Şuanda Bolu’da elbise dikecek terzi sayısının bir elin parmak sayısını geçmeyecek kadar azaldığını dile getiren Bilgin, “Bu mesleğin azalmasında fabrikasyonun etkisi var tabi. Bir de terziler para kazanamıyor. Terziler emeğinin karşılığını alamıyor. Onun için bu meslekler bitiyor. Hiç bir zanaatkar emeğinin karşılığını alamıyor. Bir usta bir takım elbiseyi 4 günde diker. 1970’li yılarda büyük camide her sokakta onlarca terzi vardı. Ben eskiden dükkânda 5 kişi ile birlikte çalışırdım. Hele ki bayramlarda gecelerden sabahlara kadar çalışırdık.

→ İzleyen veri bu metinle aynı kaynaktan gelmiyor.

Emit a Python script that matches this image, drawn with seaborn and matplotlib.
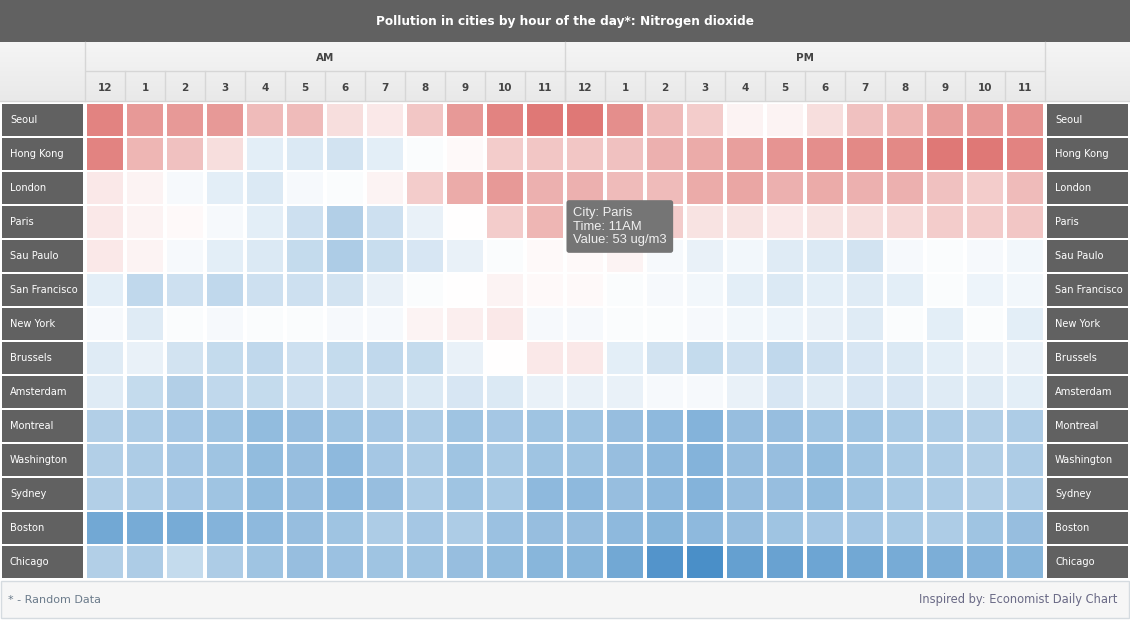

Birkaç saat uyuyup ertesi gün yine çalışmaya devam ederdik. 3 çocuğum var. Tek oğlum da izimden giderek bu mesleği yapıyor.
Benim en büyük hayalim terzilik yapmaktı. İdealim oydu. Ve hayallerime şükür kavuştum da. İşi öğrenirsen, seversen, uğraşırsan, başarırsan hiçbir mesleğin zorluğu olmaz. Biz şuanda terzilik yapmıyoruz gibi bir şey. Zaten şehirde elbise dikecek terzi Büyük Cami Mahallesinde yok. Aşağı çarşıda 3-5 kişi kaldı. Onun dışında bu dükkanda hazır giyim satılıyor. Şuan biz de dükkanda sadece pantolon dikiyoruz. Gömlek, pantolon, ceket satıyoruz. Şuan istersem ceket dikebilirim ama yorulurum diye çocuğum müsaade etmiyor” cümlelerine yer verdi.

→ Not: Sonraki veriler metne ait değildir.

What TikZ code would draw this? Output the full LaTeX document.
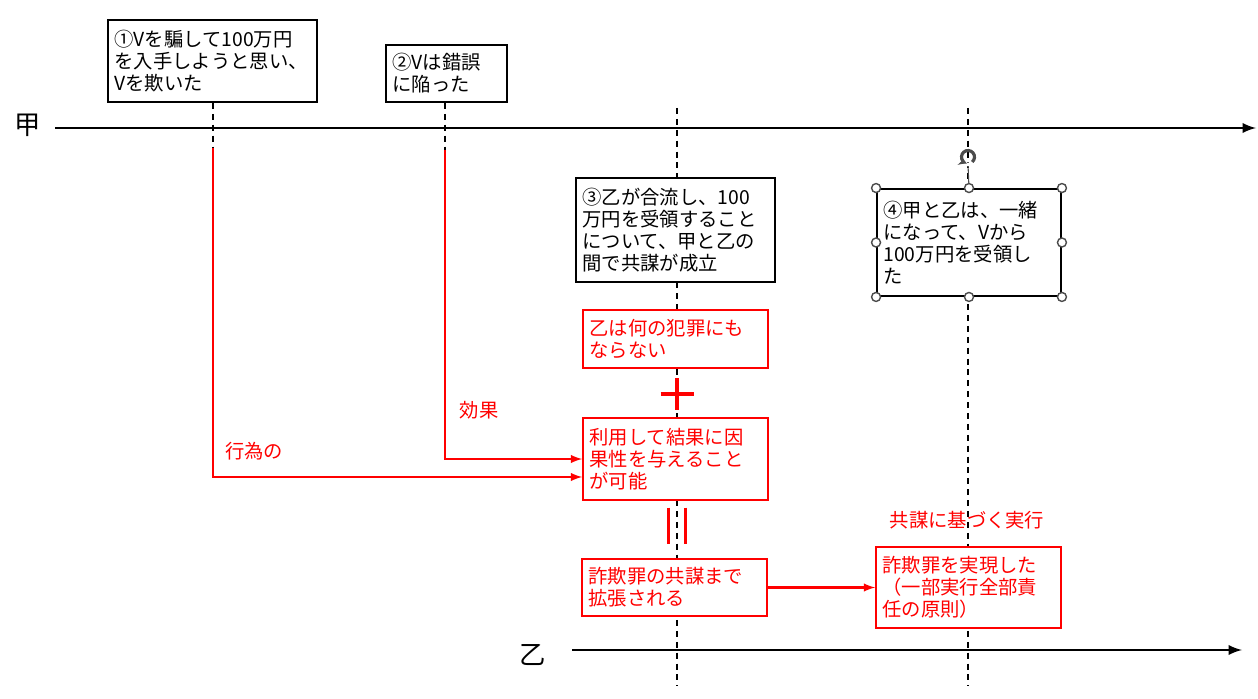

“Herkes zanaatkar olur ama esnaf olamaz”
Terzilikte çırak yetişmediğini üzülerek ifade eden Bilgin; “Esnaflık değişmez ama ticaretin kuralları değişti. Ufak esnaflık, emek gerektiren esnaflık para kazanamaz oldu. Çünkü emeğin saatlik değeri var ve bir terzi bugün o parayı kazanamıyor. Bu yüzden de alttan da kimse yetişmiyor. Böyle bir gerçek var. Şehirde en genç terzi de oğlum yaşındadır(55). Belki de 20 yıl sonra Bolu’da elbise dikebilecek terzi bulunmayacak. Oğlumdan sonra bu yapacak kimse de yok. Torunlarım bu işi yapmayı düşünmüyor. Ufak esnaflık zorlaştı. Ticaret 80’li yıllarda Büyük Camide burada dönerdi. Esnaflıkta en önemli şey tatlı dil, güleryüz. Herkes zanaatkar olur ama esnaf olamaz. İkisi bir birinden farklıdır. Zanaatkarlık yaptığın şeyi iyi yaparsın ama esnaflıkta güler yüz, tatlı dil vardır. vatandaşın nabzına göre şerbet verirsin. Esnaflıkta bunlar önemlidir” dedi.